__EXERCISE INPUTS__.

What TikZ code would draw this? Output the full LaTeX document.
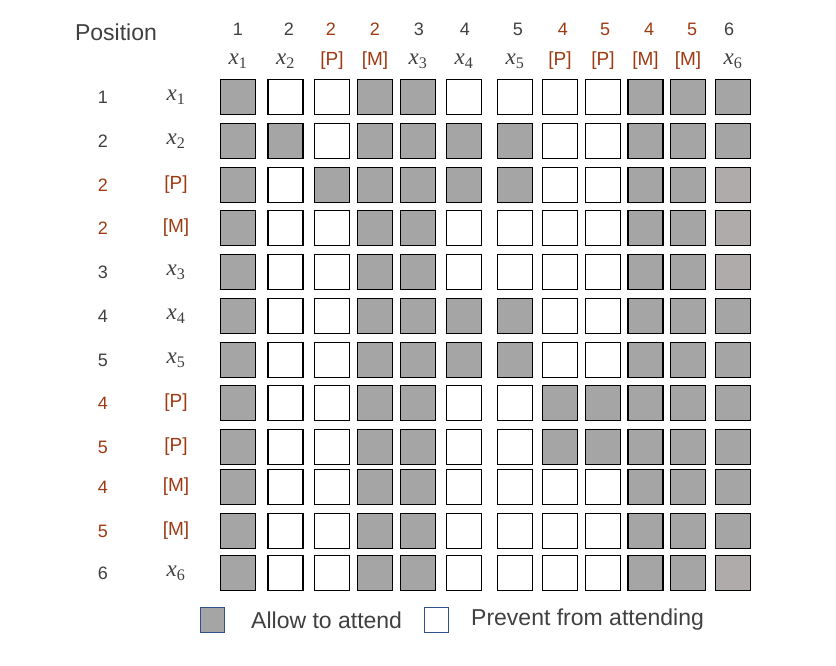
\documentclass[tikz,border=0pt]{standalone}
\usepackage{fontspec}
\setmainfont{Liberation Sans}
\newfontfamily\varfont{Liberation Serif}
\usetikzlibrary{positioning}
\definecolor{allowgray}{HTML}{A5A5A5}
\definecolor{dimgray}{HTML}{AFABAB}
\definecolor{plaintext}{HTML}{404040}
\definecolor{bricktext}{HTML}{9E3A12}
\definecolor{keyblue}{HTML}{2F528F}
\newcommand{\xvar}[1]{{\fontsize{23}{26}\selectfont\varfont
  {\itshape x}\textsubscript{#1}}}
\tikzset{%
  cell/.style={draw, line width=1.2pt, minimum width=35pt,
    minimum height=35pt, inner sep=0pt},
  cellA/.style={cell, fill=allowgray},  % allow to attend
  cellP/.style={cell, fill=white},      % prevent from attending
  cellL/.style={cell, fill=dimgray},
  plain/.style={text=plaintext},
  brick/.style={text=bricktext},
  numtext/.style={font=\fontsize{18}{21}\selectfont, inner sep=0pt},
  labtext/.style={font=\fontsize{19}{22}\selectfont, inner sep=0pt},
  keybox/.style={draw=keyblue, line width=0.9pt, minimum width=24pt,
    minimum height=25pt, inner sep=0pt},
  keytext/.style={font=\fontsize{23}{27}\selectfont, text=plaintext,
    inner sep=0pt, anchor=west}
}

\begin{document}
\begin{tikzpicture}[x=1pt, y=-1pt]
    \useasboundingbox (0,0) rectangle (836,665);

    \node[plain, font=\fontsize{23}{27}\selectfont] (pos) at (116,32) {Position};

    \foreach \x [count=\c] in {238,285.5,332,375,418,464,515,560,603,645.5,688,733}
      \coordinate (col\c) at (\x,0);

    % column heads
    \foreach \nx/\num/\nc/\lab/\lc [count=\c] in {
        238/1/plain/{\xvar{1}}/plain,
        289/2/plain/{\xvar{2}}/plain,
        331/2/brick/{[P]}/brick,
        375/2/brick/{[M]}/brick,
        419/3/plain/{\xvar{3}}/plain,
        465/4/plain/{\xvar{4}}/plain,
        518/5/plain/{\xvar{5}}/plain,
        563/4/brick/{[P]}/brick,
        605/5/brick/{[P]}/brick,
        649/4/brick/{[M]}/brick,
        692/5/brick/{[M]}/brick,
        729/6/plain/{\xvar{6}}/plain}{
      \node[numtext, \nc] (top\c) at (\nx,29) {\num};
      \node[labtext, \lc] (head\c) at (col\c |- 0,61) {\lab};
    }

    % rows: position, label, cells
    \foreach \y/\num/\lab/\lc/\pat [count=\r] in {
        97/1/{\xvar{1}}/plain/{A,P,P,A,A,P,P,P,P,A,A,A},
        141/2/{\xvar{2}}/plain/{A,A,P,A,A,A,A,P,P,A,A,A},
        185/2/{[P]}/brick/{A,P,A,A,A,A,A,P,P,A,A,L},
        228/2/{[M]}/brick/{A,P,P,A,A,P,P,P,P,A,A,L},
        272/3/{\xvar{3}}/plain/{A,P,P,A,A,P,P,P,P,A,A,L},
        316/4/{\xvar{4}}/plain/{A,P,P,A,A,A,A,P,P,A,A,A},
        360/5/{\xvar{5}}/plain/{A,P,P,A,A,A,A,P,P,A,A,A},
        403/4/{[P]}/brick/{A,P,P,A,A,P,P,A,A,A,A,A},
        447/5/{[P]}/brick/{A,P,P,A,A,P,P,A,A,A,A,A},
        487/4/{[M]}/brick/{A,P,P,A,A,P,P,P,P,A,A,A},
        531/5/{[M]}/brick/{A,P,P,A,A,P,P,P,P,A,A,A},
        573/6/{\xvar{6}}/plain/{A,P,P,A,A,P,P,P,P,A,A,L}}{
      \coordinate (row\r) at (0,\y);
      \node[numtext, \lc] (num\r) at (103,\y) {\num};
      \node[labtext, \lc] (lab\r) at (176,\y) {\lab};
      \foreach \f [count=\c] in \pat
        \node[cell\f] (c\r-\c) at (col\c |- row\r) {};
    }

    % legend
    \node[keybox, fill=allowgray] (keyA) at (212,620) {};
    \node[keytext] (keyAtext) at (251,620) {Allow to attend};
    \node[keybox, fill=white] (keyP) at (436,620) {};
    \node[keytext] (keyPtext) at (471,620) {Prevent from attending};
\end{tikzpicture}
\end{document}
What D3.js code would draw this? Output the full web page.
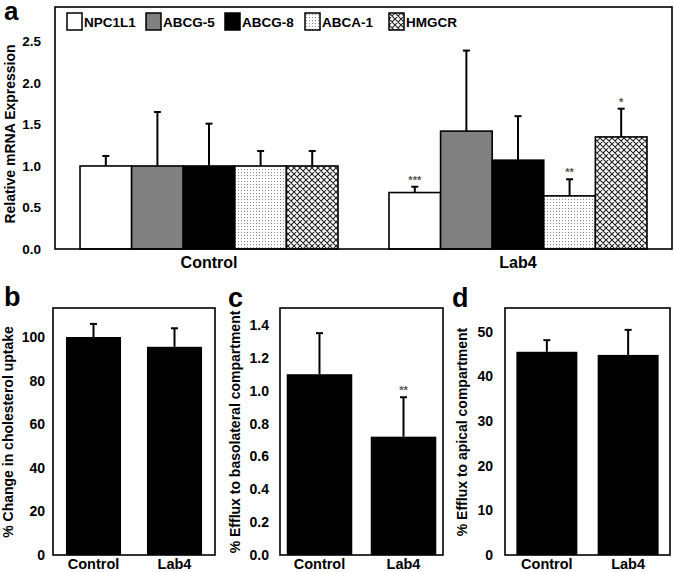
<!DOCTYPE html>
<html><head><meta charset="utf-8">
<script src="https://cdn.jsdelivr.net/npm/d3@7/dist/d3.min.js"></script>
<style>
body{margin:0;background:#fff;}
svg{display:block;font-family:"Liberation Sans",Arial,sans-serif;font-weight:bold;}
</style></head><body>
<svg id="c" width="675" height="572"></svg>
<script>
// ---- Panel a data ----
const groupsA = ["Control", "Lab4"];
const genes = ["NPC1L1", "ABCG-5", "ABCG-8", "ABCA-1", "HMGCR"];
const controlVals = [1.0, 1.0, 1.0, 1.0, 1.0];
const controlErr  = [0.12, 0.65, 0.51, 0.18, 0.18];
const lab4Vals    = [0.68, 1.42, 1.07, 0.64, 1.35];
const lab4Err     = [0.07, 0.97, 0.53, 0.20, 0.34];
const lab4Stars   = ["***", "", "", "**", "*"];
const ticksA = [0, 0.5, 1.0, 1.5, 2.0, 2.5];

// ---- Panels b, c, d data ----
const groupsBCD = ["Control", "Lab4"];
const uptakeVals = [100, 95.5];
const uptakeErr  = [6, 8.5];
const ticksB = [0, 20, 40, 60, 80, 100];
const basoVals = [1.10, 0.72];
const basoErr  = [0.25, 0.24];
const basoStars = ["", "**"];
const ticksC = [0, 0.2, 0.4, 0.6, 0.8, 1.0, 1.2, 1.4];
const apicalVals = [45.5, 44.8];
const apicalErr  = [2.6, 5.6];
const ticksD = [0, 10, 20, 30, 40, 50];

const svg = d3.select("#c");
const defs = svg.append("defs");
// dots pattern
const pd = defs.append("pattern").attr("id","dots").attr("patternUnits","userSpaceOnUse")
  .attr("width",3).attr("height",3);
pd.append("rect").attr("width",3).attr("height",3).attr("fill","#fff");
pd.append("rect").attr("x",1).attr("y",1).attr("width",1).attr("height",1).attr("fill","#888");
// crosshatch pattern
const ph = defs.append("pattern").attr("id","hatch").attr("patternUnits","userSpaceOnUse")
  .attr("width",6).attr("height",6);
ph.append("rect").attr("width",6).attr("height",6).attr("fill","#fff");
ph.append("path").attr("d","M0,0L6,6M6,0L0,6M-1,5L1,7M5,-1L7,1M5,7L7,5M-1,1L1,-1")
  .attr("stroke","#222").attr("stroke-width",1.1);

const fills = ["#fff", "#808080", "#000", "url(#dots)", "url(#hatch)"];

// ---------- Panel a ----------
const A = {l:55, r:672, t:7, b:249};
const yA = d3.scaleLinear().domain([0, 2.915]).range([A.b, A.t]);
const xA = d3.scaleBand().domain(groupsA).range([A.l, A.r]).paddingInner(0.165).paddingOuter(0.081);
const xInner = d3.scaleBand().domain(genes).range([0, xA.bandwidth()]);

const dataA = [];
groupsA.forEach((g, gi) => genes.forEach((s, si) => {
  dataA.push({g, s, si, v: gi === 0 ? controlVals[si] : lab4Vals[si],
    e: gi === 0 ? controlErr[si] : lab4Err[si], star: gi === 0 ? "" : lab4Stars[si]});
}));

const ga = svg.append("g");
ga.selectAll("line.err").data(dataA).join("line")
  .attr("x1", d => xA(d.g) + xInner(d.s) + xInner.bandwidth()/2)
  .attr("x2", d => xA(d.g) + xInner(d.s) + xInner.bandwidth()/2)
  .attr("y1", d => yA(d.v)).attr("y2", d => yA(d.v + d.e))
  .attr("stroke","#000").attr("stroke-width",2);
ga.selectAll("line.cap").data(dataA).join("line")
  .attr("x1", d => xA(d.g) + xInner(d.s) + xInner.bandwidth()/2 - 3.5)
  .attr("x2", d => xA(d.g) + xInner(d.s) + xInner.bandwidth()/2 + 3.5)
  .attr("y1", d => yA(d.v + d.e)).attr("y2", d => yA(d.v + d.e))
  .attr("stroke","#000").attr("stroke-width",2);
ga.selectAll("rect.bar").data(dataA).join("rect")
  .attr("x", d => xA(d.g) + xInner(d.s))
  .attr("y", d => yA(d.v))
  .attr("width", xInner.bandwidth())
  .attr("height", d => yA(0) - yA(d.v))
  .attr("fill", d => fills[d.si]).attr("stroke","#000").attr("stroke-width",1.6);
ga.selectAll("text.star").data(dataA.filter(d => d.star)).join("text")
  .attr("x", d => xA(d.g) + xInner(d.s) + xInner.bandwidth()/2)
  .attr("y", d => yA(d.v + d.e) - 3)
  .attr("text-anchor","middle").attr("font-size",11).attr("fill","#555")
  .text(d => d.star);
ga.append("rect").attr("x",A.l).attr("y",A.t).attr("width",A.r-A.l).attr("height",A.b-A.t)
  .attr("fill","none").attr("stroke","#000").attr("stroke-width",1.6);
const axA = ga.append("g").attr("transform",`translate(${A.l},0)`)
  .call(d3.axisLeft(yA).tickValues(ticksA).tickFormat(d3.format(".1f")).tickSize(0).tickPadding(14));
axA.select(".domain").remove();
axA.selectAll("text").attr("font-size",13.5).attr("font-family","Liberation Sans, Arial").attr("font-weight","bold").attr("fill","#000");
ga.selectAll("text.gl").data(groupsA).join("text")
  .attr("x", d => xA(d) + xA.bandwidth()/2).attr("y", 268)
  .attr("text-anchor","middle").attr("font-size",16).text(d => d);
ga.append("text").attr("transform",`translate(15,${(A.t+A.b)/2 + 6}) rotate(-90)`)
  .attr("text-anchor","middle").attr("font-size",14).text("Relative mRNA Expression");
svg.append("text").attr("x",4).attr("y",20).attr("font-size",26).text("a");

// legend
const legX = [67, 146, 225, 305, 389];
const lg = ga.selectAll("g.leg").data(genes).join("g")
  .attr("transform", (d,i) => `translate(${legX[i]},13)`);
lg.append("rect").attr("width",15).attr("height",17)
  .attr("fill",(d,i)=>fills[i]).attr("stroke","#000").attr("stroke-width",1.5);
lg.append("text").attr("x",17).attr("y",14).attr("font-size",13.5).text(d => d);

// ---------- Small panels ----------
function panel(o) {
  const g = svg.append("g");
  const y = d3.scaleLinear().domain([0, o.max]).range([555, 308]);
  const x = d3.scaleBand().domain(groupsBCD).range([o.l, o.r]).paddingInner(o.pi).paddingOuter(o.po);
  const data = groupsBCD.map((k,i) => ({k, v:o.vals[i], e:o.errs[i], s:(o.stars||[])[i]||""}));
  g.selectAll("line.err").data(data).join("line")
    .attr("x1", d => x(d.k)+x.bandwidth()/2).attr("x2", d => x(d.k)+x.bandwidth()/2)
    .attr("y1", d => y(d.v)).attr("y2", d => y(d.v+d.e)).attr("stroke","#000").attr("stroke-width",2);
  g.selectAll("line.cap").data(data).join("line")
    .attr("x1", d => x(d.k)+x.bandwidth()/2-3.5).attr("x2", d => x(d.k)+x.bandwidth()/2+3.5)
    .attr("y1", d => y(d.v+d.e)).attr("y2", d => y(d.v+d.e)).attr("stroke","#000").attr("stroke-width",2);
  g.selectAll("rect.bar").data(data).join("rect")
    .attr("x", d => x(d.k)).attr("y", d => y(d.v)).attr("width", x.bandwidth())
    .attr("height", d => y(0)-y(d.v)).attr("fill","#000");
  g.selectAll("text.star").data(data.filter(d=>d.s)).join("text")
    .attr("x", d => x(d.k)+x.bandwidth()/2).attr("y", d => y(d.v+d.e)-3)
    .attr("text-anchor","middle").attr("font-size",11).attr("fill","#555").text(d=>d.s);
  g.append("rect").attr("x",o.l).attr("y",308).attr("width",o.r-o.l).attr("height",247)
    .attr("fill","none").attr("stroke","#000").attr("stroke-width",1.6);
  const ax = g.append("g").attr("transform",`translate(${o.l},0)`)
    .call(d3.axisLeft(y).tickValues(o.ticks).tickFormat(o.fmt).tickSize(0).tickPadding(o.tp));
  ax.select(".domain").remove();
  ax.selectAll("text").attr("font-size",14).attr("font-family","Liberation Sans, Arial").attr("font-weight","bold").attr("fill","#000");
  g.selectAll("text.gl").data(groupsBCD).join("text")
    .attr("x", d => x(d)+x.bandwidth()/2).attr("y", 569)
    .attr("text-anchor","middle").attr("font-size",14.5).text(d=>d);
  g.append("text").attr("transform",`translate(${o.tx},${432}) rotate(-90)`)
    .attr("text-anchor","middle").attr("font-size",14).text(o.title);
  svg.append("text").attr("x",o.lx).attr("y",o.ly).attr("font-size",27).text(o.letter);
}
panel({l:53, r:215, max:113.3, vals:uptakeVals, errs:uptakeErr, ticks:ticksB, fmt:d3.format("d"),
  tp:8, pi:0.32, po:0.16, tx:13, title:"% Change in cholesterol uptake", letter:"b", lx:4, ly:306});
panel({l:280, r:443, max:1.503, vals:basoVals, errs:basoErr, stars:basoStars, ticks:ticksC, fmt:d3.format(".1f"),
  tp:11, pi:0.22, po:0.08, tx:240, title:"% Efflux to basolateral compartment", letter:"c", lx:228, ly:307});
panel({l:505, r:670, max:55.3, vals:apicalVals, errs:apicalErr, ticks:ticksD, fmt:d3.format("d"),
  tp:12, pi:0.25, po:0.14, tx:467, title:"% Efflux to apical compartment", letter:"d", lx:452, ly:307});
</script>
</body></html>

__YOUR GOAL__. Give the lines above again exactly, from the one containing "What D3.js code" to the one containing "const ticksD = [0, 10, 20, 30, 40, 50];", both included, but leave out the pictures.

__RESPONSE BELOW__.
What D3.js code would draw this? Output the full web page.
<!DOCTYPE html>
<html><head><meta charset="utf-8">
<script src="https://cdn.jsdelivr.net/npm/d3@7/dist/d3.min.js"></script>
<style>
body{margin:0;background:#fff;}
svg{display:block;font-family:"Liberation Sans",Arial,sans-serif;font-weight:bold;}
</style></head><body>
<svg id="c" width="675" height="572"></svg>
<script>
// ---- Panel a data ----
const groupsA = ["Control", "Lab4"];
const genes = ["NPC1L1", "ABCG-5", "ABCG-8", "ABCA-1", "HMGCR"];
const controlVals = [1.0, 1.0, 1.0, 1.0, 1.0];
const controlErr  = [0.12, 0.65, 0.51, 0.18, 0.18];
const lab4Vals    = [0.68, 1.42, 1.07, 0.64, 1.35];
const lab4Err     = [0.07, 0.97, 0.53, 0.20, 0.34];
const lab4Stars   = ["***", "", "", "**", "*"];
const ticksA = [0, 0.5, 1.0, 1.5, 2.0, 2.5];

// ---- Panels b, c, d data ----
const groupsBCD = ["Control", "Lab4"];
const uptakeVals = [100, 95.5];
const uptakeErr  = [6, 8.5];
const ticksB = [0, 20, 40, 60, 80, 100];
const basoVals = [1.10, 0.72];
const basoErr  = [0.25, 0.24];
const basoStars = ["", "**"];
const ticksC = [0, 0.2, 0.4, 0.6, 0.8, 1.0, 1.2, 1.4];
const apicalVals = [45.5, 44.8];
const apicalErr  = [2.6, 5.6];
const ticksD = [0, 10, 20, 30, 40, 50];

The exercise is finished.